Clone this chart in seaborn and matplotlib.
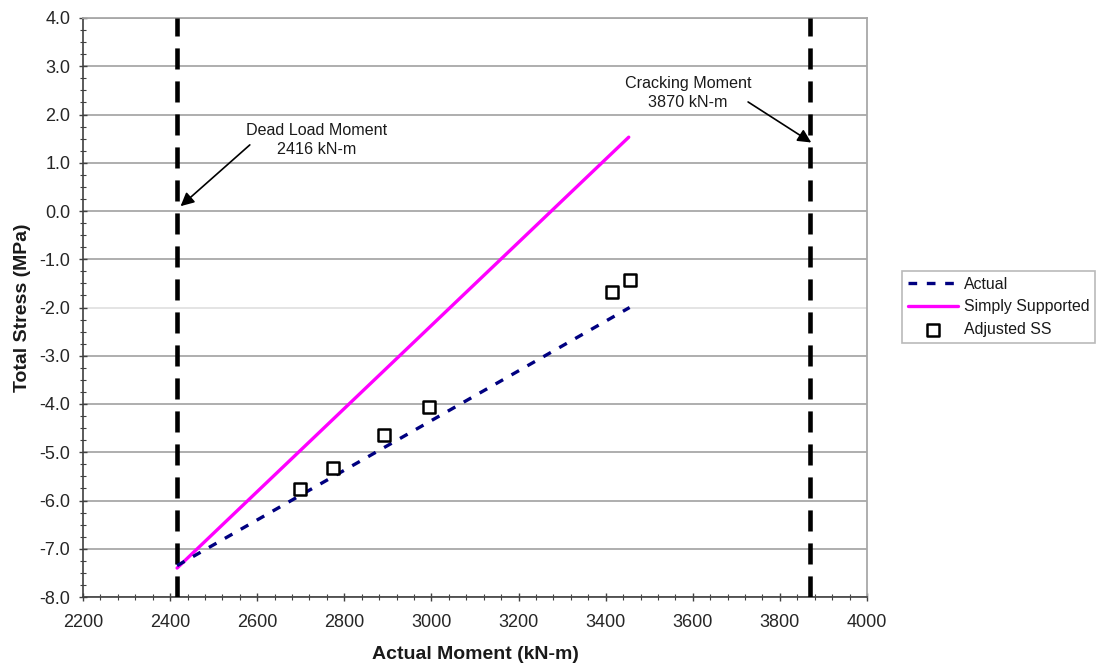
import matplotlib
matplotlib.use("Agg")
import matplotlib.pyplot as plt
import seaborn as sns
import pandas as pd
import numpy as np
from matplotlib.ticker import MultipleLocator, FormatStrFormatter

# ---- data ----
actual_moment = [2416, 3455]
actual_stress = [-7.35, -2.0]

ss_moment = [2416, 3453]
ss_stress = [-7.4, 1.53]

adj_moment = [2698, 2775, 2892, 2994, 3414, 3456]
adj_stress = [-5.77, -5.33, -4.65, -4.07, -1.68, -1.43]

dead_load_moment = 2416
cracking_moment = 3870

x_ticks = [2200, 2400, 2600, 2800, 3000, 3200, 3400, 3600, 3800, 4000]
y_ticks = [-8.0, -7.0, -6.0, -5.0, -4.0, -3.0, -2.0, -1.0, 0.0, 1.0, 2.0, 3.0, 4.0]

sns.set_theme(style="white")
plt.rcParams['font.family'] = ['Liberation Sans', 'DejaVu Sans']

fig = plt.figure(figsize=(10.97, 6.70), dpi=100)
ax = fig.add_axes([83/1097, 1 - 597/670, (867-83)/1097, (597-18)/670])

df_act = pd.DataFrame({"Moment": actual_moment, "Stress": actual_stress})
df_ss = pd.DataFrame({"Moment": ss_moment, "Stress": ss_stress})
df_adj = pd.DataFrame({"Moment": adj_moment, "Stress": adj_stress})

# vertical reference lines
for xv in (dead_load_moment, cracking_moment):
    ax.axvline(xv, color="black", lw=3.3, dashes=(4.6, 2.6), solid_capstyle="butt",
               dash_capstyle="butt", zorder=3)

sns.lineplot(data=df_ss, x="Moment", y="Stress", ax=ax, color="#ff00ff", lw=2.4,
             label="Simply Supported", zorder=4)
sns.lineplot(data=df_act, x="Moment", y="Stress", ax=ax, color="#000080", lw=2.4,
             label="Actual", zorder=4)
ax.lines[-1].set_dashes((2.6, 2.9))
sns.scatterplot(data=df_adj, x="Moment", y="Stress", ax=ax, marker="s", s=80,
                facecolor="white", edgecolor="black", linewidth=1.8,
                label="Adjusted SS", zorder=5)

ax.set_xlim(2200, 4000)
ax.set_ylim(-8, 4)
ax.set_xticks(x_ticks)
ax.set_yticks(y_ticks)
ax.yaxis.set_major_formatter(FormatStrFormatter("%.1f"))
ax.xaxis.set_minor_locator(MultipleLocator(40))
ax.yaxis.set_minor_locator(MultipleLocator(0.25))

ax.tick_params(axis="both", which="major", direction="inout", length=6, width=1,
               color="#404040", labelsize=13, labelcolor="#262626")
ax.tick_params(axis="both", which="minor", direction="inout", length=4, width=0.8,
               color="#404040")
ax.tick_params(axis="x", which="both", top=False, pad=9)
ax.tick_params(axis="y", which="both", right=False, pad=6)
ax.tick_params(axis="x", which="both", bottom=True)
ax.tick_params(axis="y", which="both", left=True)

ax.yaxis.grid(True, color="#a8a8a8", lw=1.3)
ax.xaxis.grid(False)
ax.set_axisbelow(True)
fig.canvas.draw()
for val, gl in zip(ax.get_yticks(), ax.yaxis.get_gridlines()):
    if abs(val + 2.0) < 1e-6:
        gl.set_color("#e2e2e2")

for side in ("left", "bottom"):
    ax.spines[side].set_color("#404040")
    ax.spines[side].set_linewidth(1.2)
for side in ("top", "right"):
    ax.spines[side].set_color("#a8a8a8")
    ax.spines[side].set_linewidth(1.3)

ax.set_xlabel("Actual Moment (kN-m)", fontsize=14, fontweight="bold", labelpad=11,
              color="#1a1a1a")
ax.set_ylabel("Total Stress (MPa)", fontsize=14, fontweight="bold", labelpad=6,
              color="#1a1a1a")

# annotations
ax.text(2737, 1.47, "Dead Load Moment\n2416 kN-m", ha="center", va="center",
        fontsize=11.6, color="#1a1a1a", linespacing=1.3)
ax.annotate("", xy=(2424, 0.1), xytext=(2583, 1.37),
            arrowprops=dict(arrowstyle="-|>", color="black", lw=1.2,
                            mutation_scale=20, shrinkA=0, shrinkB=0))
ax.text(3589, 2.45, "Cracking Moment\n3870 kN-m", ha="center", va="center",
        fontsize=11.6, color="#1a1a1a", linespacing=1.3)
ax.annotate("", xy=(3872, 1.42), xytext=(3727, 2.26),
            arrowprops=dict(arrowstyle="-|>", color="black", lw=1.2,
                            mutation_scale=20, shrinkA=0, shrinkB=0))

# legend in order Actual, Simply Supported, Adjusted SS
handles, labels = ax.get_legend_handles_labels()
order = [labels.index("Actual"), labels.index("Simply Supported"), labels.index("Adjusted SS")]
if ax.get_legend():
    ax.get_legend().remove()
leg = fig.legend([handles[i] for i in order], [labels[i] for i in order],
                 loc="upper left", bbox_to_anchor=(902/1097, 1 - 271/670),
                 borderaxespad=0, fontsize=11.4, frameon=True, fancybox=False,
                 shadow=False, handlelength=3.2, handletextpad=0.35,
                 borderpad=0.35, labelspacing=0.5, numpoints=1)
leg.get_frame().set_edgecolor("#a8a8a8")
leg.get_frame().set_linewidth(1.2)
for t in leg.get_texts():
    t.set_color("#1a1a1a")

fig.savefig("out.png", dpi=100, facecolor="white")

..........

Task details: Exactly as written, please give again the lines from the beginning of the listing through the line containing "2.0, 3.0, 4.0]", inclusive, without any pictures.

Output for this exercise:
Clone this chart in seaborn and matplotlib.
import matplotlib
matplotlib.use("Agg")
import matplotlib.pyplot as plt
import seaborn as sns
import pandas as pd
import numpy as np
from matplotlib.ticker import MultipleLocator, FormatStrFormatter

# ---- data ----
actual_moment = [2416, 3455]
actual_stress = [-7.35, -2.0]

ss_moment = [2416, 3453]
ss_stress = [-7.4, 1.53]

adj_moment = [2698, 2775, 2892, 2994, 3414, 3456]
adj_stress = [-5.77, -5.33, -4.65, -4.07, -1.68, -1.43]

dead_load_moment = 2416
cracking_moment = 3870

x_ticks = [2200, 2400, 2600, 2800, 3000, 3200, 3400, 3600, 3800, 4000]
y_ticks = [-8.0, -7.0, -6.0, -5.0, -4.0, -3.0, -2.0, -1.0, 0.0, 1.0, 2.0, 3.0, 4.0]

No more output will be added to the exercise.